Abstract book ISBN:
978-80-907270-3-8 (EuropeanAssociation of Archaeologists); 978-84-9168-140-3 (Edicions de la Universitat de Barcelona, vol. 1); 978-84-9168-143-4 (Edicions de la Universitat de Barcelona, vol. 2)
Content:
Historical archaeologists working in the Spanish colonial Americas have widely recognized the significant efforts that colonial agents made to "recreate" Iberian foodways in the New World. Independently of their greater or lesser success, scholars have also signalled the important consequences that the previous efforts had on native communities. In this paper, and drawing from the previous scholarship, we will move to the western Pacific and discuss the social implications that food imperial politics had in Guam (Mariana Islands) during the seventeenth and eighteenth centuries.

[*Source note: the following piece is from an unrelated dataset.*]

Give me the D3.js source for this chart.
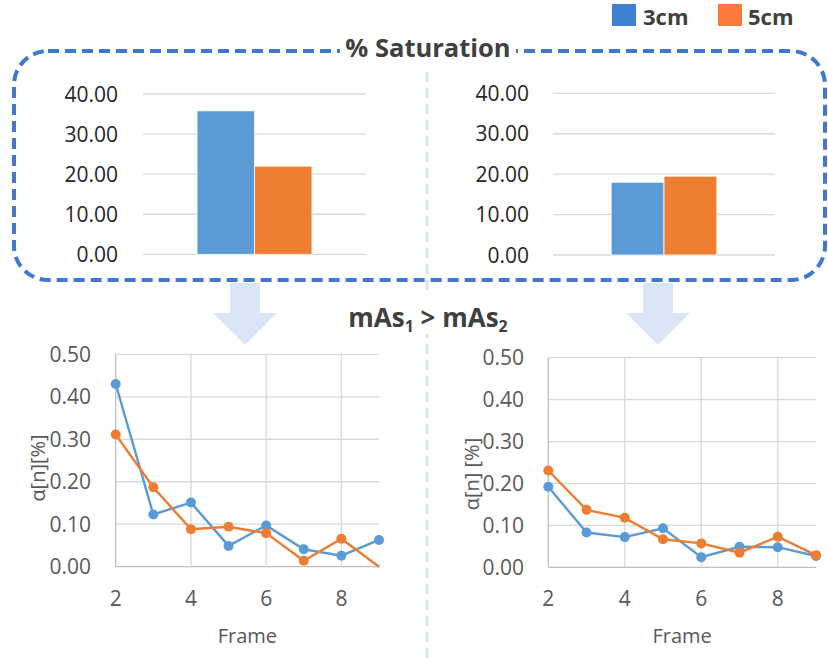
<!DOCTYPE html>
<html><head><meta charset="utf-8">
<script src="https://cdn.jsdelivr.net/npm/d3@7"></script>
<style>body{margin:0;background:#fff}svg{display:block;font-family:"Open Sans",sans-serif}</style>
</head><body><svg id="c" width="828" height="658"></svg>
<script>
// ---- data ----
const seriesNames = ["3cm", "5cm"];
const barLeftValues = [35.8, 22.0];
const barRightValues = [18.0, 19.5];
const barTicks = [0, 10, 20, 30, 40];
const frames = [2, 3, 4, 5, 6, 7, 8, 9];
const left3cm = [0.430, 0.123, 0.151, 0.049, 0.097, 0.041, 0.026, 0.063];
const left5cm = [0.311, 0.187, 0.088, 0.094, 0.079, 0.014, 0.066, 0.000];
const right3cm = [0.192, 0.083, 0.072, 0.093, 0.024, 0.049, 0.048, 0.027];
const right5cm = [0.231, 0.137, 0.118, 0.067, 0.057, 0.035, 0.073, 0.029];
const lineYTicks = [0, 0.1, 0.2, 0.3, 0.4, 0.5];
const lineXTicks = [2, 4, 6, 8];

const colors = {"3cm": "#5b9bd5", "5cm": "#ed7d31"};
const legendColors = {"3cm": "#4080d0", "5cm": "#fc7a3c"};

const svg = d3.select("#c");

// vertical divider
svg.append("line").attr("x1", 427).attr("x2", 427).attr("y1", 72).attr("y2", 658)
  .attr("stroke", "#d8e5f5").attr("stroke-width", 3).attr("stroke-dasharray", "10,6");

// arrows
function arrow(cx) {
  const p = [[cx-15,283],[cx+15,283],[cx+15,313],[cx+32,313],[cx,345],[cx-32,313],[cx-15,313]];
  svg.append("path").attr("d", d3.line()(p) + "Z").attr("fill", "#dae6f5");
}
arrow(245); arrow(658);

// dashed rounded box
svg.append("rect").attr("x", 14).attr("y", 51).attr("width", 811).attr("height", 229)
  .attr("rx", 34).attr("ry", 34).attr("fill", "none")
  .attr("stroke", "#3f78cc").attr("stroke-width", 4).attr("stroke-dasharray", "11,6");

// title with white background
svg.append("rect").attr("x", 340).attr("y", 36).attr("width", 176).attr("height", 26).attr("fill", "#fff");
svg.append("text").attr("x", 428).attr("y", 57).attr("text-anchor", "middle")
  .attr("font-size", 25.5).attr("font-weight", "bold").attr("fill", "#404040").text("% Saturation");

// legend
const leg = [{n:"3cm", x:612, tx:643}, {n:"5cm", x:718, tx:748}];
leg.forEach(d => {
  svg.append("rect").attr("x", d.x).attr("y", 4).attr("width", 24).attr("height", 22).attr("fill", legendColors[d.n]);
  svg.append("text").attr("x", d.tx).attr("y", 25).attr("font-size", 22).attr("font-weight", "bold")
    .attr("fill", "#404040").text(d.n);
});

// bar charts
function barChart(values, x0, x1, yTop, yBot, padOuter, labelX) {
  const y = d3.scaleLinear().domain([0, 40]).range([yBot, yTop]);
  const x = d3.scaleBand().domain(seriesNames).range([x0, x1]).paddingInner(0).paddingOuter(padOuter);
  const g = svg.append("g");
  g.selectAll("line.grid").data(barTicks).join("line")
    .attr("x1", x0).attr("x2", x1).attr("y1", d => y(d)).attr("y2", d => y(d))
    .attr("stroke", "#d9d9d9").attr("stroke-width", 1.3);
  g.selectAll("text.tick").data(barTicks).join("text")
    .attr("x", labelX).attr("y", d => y(d)).attr("dy", "0.36em").attr("text-anchor", "end")
    .attr("font-size", 21).attr("fill", "#262626").text(d => d3.format(".2f")(d));
  g.selectAll("rect.bar").data(seriesNames).join("rect")
    .attr("x", d => x(d)).attr("width", x.bandwidth())
    .attr("y", (d, i) => y(values[i])).attr("height", (d, i) => y(0) - y(values[i]))
    .attr("fill", d => colors[d]).attr("stroke", "#fff").attr("stroke-width", 0.8);
}
barChart(barLeftValues, 143, 366, 94, 254.3, 0.94, 118);
barChart(barRightValues, 553, 775, 93.3, 255, 1.1, 529);

// mAs text
svg.append("rect").attr("x", 338).attr("y", 292).attr("width", 180).attr("height", 42).attr("fill", "#fff");
const mt = svg.append("text").attr("x", 428).attr("y", 327).attr("text-anchor", "middle")
  .attr("font-size", 26).attr("font-weight", "bold").attr("fill", "#404040");
mt.append("tspan").text("mAs");
mt.append("tspan").attr("font-size", 16).attr("dy", 5).text("1");
mt.append("tspan").attr("dy", -5).text(" > mAs");
mt.append("tspan").attr("font-size", 16).attr("dy", 5).text("2");

// line charts
function lineChart(s3, s5, x0, x1, yTop, yBot, labelX, yTitle, yTitleX, yTitleY) {
  const x = d3.scaleLinear().domain([2, 9]).range([x0, x1]);
  const y = d3.scaleLinear().domain([0, 0.5]).range([yBot, yTop]);
  const g = svg.append("g");
  g.selectAll("line.h").data(lineYTicks).join("line")
    .attr("x1", x0).attr("x2", x1).attr("y1", d => y(d)).attr("y2", d => y(d))
    .attr("stroke", d => d === 0 ? "#bfbfbf" : "#d9d9d9").attr("stroke-width", 1.3);
  g.selectAll("line.v").data(lineXTicks).join("line")
    .attr("x1", d => x(d)).attr("x2", d => x(d)).attr("y1", yTop).attr("y2", yBot)
    .attr("stroke", d => d === 2 ? "#bfbfbf" : "#d9d9d9").attr("stroke-width", 1.3);
  g.selectAll("text.yt").data(lineYTicks).join("text")
    .attr("x", labelX).attr("y", d => y(d)).attr("dy", "0.36em").attr("text-anchor", "end")
    .attr("font-size", 21).attr("fill", "#595959").text(d => d3.format(".2f")(d));
  g.selectAll("text.xt").data(lineXTicks).join("text")
    .attr("x", d => x(d)).attr("y", yBot + 39).attr("text-anchor", "middle")
    .attr("font-size", 21).attr("fill", "#595959").text(d => d);
  g.append("text").attr("x", (x0 + x1) / 2).attr("y", 643).attr("text-anchor", "middle")
    .attr("font-size", 20).attr("fill", "#595959").text("Frame");
  g.append("text").attr("transform", `translate(${yTitleX},${yTitleY}) rotate(-90)`)
    .attr("text-anchor", "middle").attr("dy", "0.35em")
    .attr("font-size", 20).attr("fill", "#595959").text(yTitle);
  [["3cm", s3], ["5cm", s5]].forEach(([n, vals]) => {
    const pts = frames.map((f, i) => [f, vals[i]]);
    g.append("path").datum(pts)
      .attr("d", d3.line().x(d => x(d[0])).y(d => y(d[1])))
      .attr("fill", "none").attr("stroke", colors[n]).attr("stroke-width", 2.4);
    g.selectAll(null).data(pts.filter(d => d[1] > 0)).join("circle")
      .attr("cx", d => x(d[0])).attr("cy", d => y(d[1])).attr("r", 5)
      .attr("fill", colors[n]);
  });
}
lineChart(left3cm, left5cm, 115.7, 379, 354.3, 566.7, 91, "α[n][%]", 38, 468);
lineChart(right3cm, right5cm, 548.3, 816, 357.7, 567.3, 524, "α[n] [%]", 472, 474);
</script></body></html>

The incorporation of Guam by the colonial network of the Spanish empire took place in 1565, but the permanent occupation of the island began latter, in 1668, in the framework of Jesuit global missionization. Since then, new animals, plants, recipes, culinary equipment and cooking technologies were introduced to “recreate” foodways deemed appropriate by missionaries. Importantly, new forms of land exploitation and native labour followed, as well as new attitudes towards food in terms of gender and class.
Through the analyses of historical and archaeological evidence we will discuss how these new foodscapes took shape through everyday life practices, and their main repercussions for Guam’s indigenous inhabitants –the Chamorro– in terms of food production, cooking and consumption.